INSTRUCTION => The line containing "query_len = 128" marks the end: extract everything from the first line of the data through that line, exactly, with no pictures.

-.-.-

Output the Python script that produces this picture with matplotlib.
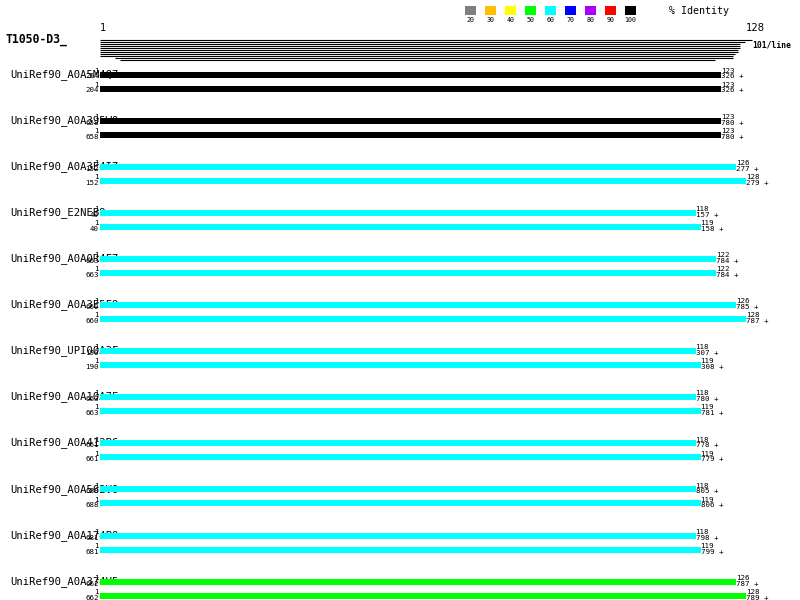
import matplotlib
matplotlib.use("Agg")
import matplotlib.pyplot as plt

# query length and title
query_name = "T1050-D3_"
query_len = 128

# hits: name (as shown, truncated), colour, (q_end, s_start, s_end) for the two rows
names = ["UniRef90_A0A5M4Q7", "UniRef90_A0A395W0", "UniRef90_A0A3E4I7",
         "UniRef90_E2NEB9", "UniRef90_A0A0R4F7", "UniRef90_A0A3E5F9",
         "UniRef90_UPI00A3F", "UniRef90_A0A10A7E", "UniRef90_A0A412B6",
         "UniRef90_A0A562V0", "UniRef90_A0A174P0", "UniRef90_A0A374V5"]
colors = ["#000000", "#000000", "#00ffff", "#00ffff", "#00ffff", "#00ffff",
          "#00ffff", "#00ffff", "#00ffff", "#00ffff", "#00ffff", "#00ff00"]
q_end1 = [123, 123, 126, 118, 122, 126, 118, 118, 118, 118, 118, 126]
s_start1 = [204, 658, 152, 40, 663, 660, 190, 663, 661, 688, 681, 662]
s_end1 = [326, 780, 277, 157, 784, 785, 307, 780, 778, 805, 798, 787]
q_end2 = [123, 123, 128, 119, 122, 128, 119, 119, 119, 119, 119, 128]
s_start2 = [204, 658, 152, 40, 663, 660, 190, 663, 661, 688, 681, 662]
s_end2 = [326, 780, 279, 158, 784, 787, 308, 781, 779, 806, 799, 789]

# identity legend
legend_labels = ["20", "30", "40", "50", "60", "70", "80", "90", "100"]
legend_colors = ["#808080", "#ffbf00", "#ffff00", "#00ff00", "#00ffff",
                 "#0000ff", "#a800ff", "#ff0000", "#000000"]

# query ruler lines (start, end in residues)
ruler_start = [0, 0, 0, 0, 0, 0, 0, 0, 0, 3, 4]
ruler_end = [129.2, 127.8, 126.8, 126.8, 126.8, 126.4, 126.4, 125.8, 125.4, 125.4, 121.9]

S = 646.0 / query_len          # pixels per residue
def px(p):
    return (p - 100) / S

fig = plt.figure(figsize=(8, 6), dpi=100)
ax = fig.add_axes([0, 0, 1, 1])
ax.set_xlim(px(0), px(800))
ax.set_ylim(600, 0)
ax.axis("off")

mono = "DejaVu Sans Mono"

# header
ax.text(px(5), 43, query_name, fontsize=8.3, family=mono, weight="bold", va="baseline")
ax.text(0, 31, "1", fontsize=7.2, va="baseline")
ax.text(query_len, 31, str(query_len), fontsize=7.2, va="baseline", ha="left")
ruler_y = [40 + 2 * i for i in range(len(ruler_start))]
ax.hlines(ruler_y, ruler_start, ruler_end, color="black", lw=0.8)
ax.text(px(752), 48, "101/line", fontsize=5.8, family=mono, weight="bold", va="baseline")

# legend
for i, (lab, c) in enumerate(zip(legend_labels, legend_colors)):
    x0 = px(465 + 20 * i)
    ax.bar(x0, 9.5, width=px(11) - px(0), bottom=5.5, align="edge", color=c)
    ax.text(x0 + (px(5.5) - px(0)), 21.5, lab, fontsize=4.8, family=mono,
            ha="center", va="baseline")
ax.text(px(669), 14.5, "% Identity", fontsize=7.2, family=mono, va="baseline")

# hits
for i in range(len(names)):
    y1 = 74.5 + 46.1 * i
    y2 = y1 + 14
    ax.text(px(10), y1 + 2.2, names[i], fontsize=7.6, family=mono, va="baseline", zorder=1)
    for y, qe, ss, se in [(y1, q_end1[i], s_start1[i], s_end1[i]),
                          (y2, q_end2[i], s_start2[i], s_end2[i])]:
        ax.barh(y, qe, left=0, height=6, color=colors[i], zorder=2)
        ax.text(-0.2, y - 3.8, "1", fontsize=5.4, family=mono, ha="right", va="center", zorder=3)
        ax.text(-0.2, y + 2, str(ss), fontsize=5.4, family=mono, ha="right", va="center", zorder=3)
        ax.text(qe, y - 3.8, str(qe), fontsize=5.4, family=mono, ha="left", va="center", zorder=3)
        ax.text(qe, y + 2, str(se) + " +", fontsize=5.4, family=mono, ha="left", va="center", zorder=3)

fig.savefig("out.png", dpi=100)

-.-.-

EXERCISE RESPONSE =>
Output the Python script that produces this picture with matplotlib.
import matplotlib
matplotlib.use("Agg")
import matplotlib.pyplot as plt

# query length and title
query_name = "T1050-D3_"
query_len = 128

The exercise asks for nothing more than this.